-- begin Material provided --

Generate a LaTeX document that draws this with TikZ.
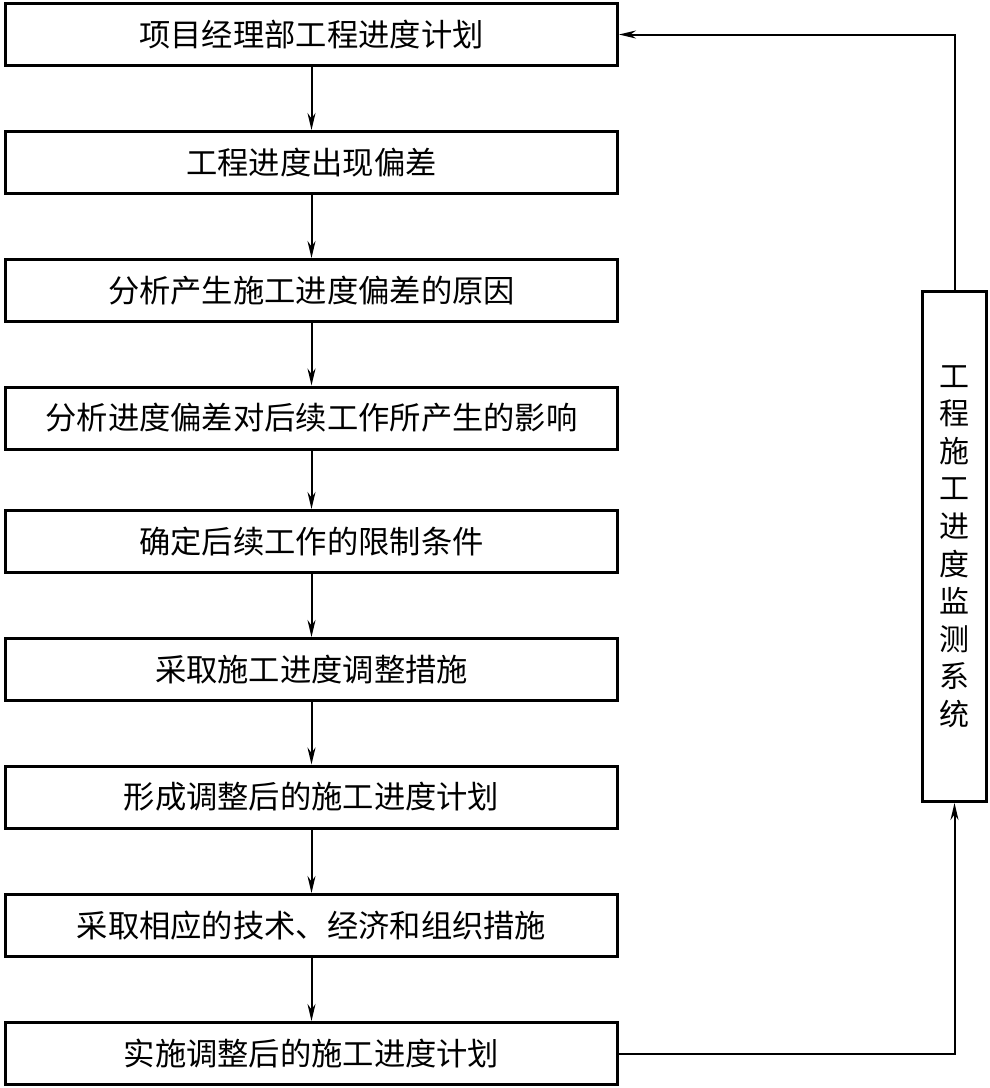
\documentclass[tikz,border=0pt]{standalone}
\usepackage{fontspec}
\setmainfont{Noto Sans CJK SC}
\usetikzlibrary{arrows.meta}
\tikzset{
  stepbox/.style={draw, line width=3pt, minimum width=612pt, minimum height=62pt, inner sep=0pt,
    font=\fontsize{31.3}{36}\selectfont},
  monbox/.style={draw, line width=3pt, minimum width=64pt, minimum height=510pt, inner sep=0pt, align=center,
    font=\fontsize{30}{37.6}\selectfont},
  conn/.style={line width=2pt, -{Stealth[length=17pt,width=8pt]}},
}
\begin{document}
\begin{tikzpicture}[x=1pt,y=-1pt]
\useasboundingbox (0,0) rectangle (989,1088);
\node[stepbox] (b1) at (311.5,34.5) {项目经理部工程进度计划};
\node[stepbox] (b2) at (311.5,162.5) {工程进度出现偏差};
\node[stepbox] (b3) at (311.5,290.5) {分析产生施工进度偏差的原因};
\node[stepbox] (b4) at (311.5,418) {分析进度偏差对后续工作所产生的影响};
\node[stepbox] (b5) at (311.5,541.5) {确定后续工作的限制条件};
\node[stepbox] (b6) at (311.5,669.5) {采取施工进度调整措施};
\node[stepbox] (b7) at (311.5,797) {形成调整后的施工进度计划};
\node[stepbox] (b8) at (311.5,925.5) {采取相应的技术、经济和组织措施};
\node[stepbox] (b9) at (311.5,1053.5) {实施调整后的施工进度计划};
\node[monbox] (mon) at (954.5,546.5) {工\\程\\施\\工\\进\\度\\监\\测\\系\\统};
\foreach \a/\b in {b1/b2,b2/b3,b3/b4,b4/b5,b5/b6,b6/b7,b7/b8,b8/b9}
  \draw[conn] (\a) -- (\b);
\draw[conn] (b9.east) -| (mon.south);
\draw[conn] (mon.north) |- (b1.east);
\end{tikzpicture}
\end{document}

-- end Material provided --

_Exercise brief_
Repeat verbatim all the material, but not the pictures.

_Task response_
Generate a LaTeX document that draws this with TikZ.
\documentclass[tikz,border=0pt]{standalone}
\usepackage{fontspec}
\setmainfont{Noto Sans CJK SC}
\usetikzlibrary{arrows.meta}
\tikzset{
  stepbox/.style={draw, line width=3pt, minimum width=612pt, minimum height=62pt, inner sep=0pt,
    font=\fontsize{31.3}{36}\selectfont},
  monbox/.style={draw, line width=3pt, minimum width=64pt, minimum height=510pt, inner sep=0pt, align=center,
    font=\fontsize{30}{37.6}\selectfont},
  conn/.style={line width=2pt, -{Stealth[length=17pt,width=8pt]}},
}
\begin{document}
\begin{tikzpicture}[x=1pt,y=-1pt]
\useasboundingbox (0,0) rectangle (989,1088);
\node[stepbox] (b1) at (311.5,34.5) {项目经理部工程进度计划};
\node[stepbox] (b2) at (311.5,162.5) {工程进度出现偏差};
\node[stepbox] (b3) at (311.5,290.5) {分析产生施工进度偏差的原因};
\node[stepbox] (b4) at (311.5,418) {分析进度偏差对后续工作所产生的影响};
\node[stepbox] (b5) at (311.5,541.5) {确定后续工作的限制条件};
\node[stepbox] (b6) at (311.5,669.5) {采取施工进度调整措施};
\node[stepbox] (b7) at (311.5,797) {形成调整后的施工进度计划};
\node[stepbox] (b8) at (311.5,925.5) {采取相应的技术、经济和组织措施};
\node[stepbox] (b9) at (311.5,1053.5) {实施调整后的施工进度计划};
\node[monbox] (mon) at (954.5,546.5) {工\\程\\施\\工\\进\\度\\监\\测\\系\\统};
\foreach \a/\b in {b1/b2,b2/b3,b3/b4,b4/b5,b5/b6,b6/b7,b7/b8,b8/b9}
  \draw[conn] (\a) -- (\b);
\draw[conn] (b9.east) -| (mon.south);
\draw[conn] (mon.north) |- (b1.east);
\end{tikzpicture}
\end{document}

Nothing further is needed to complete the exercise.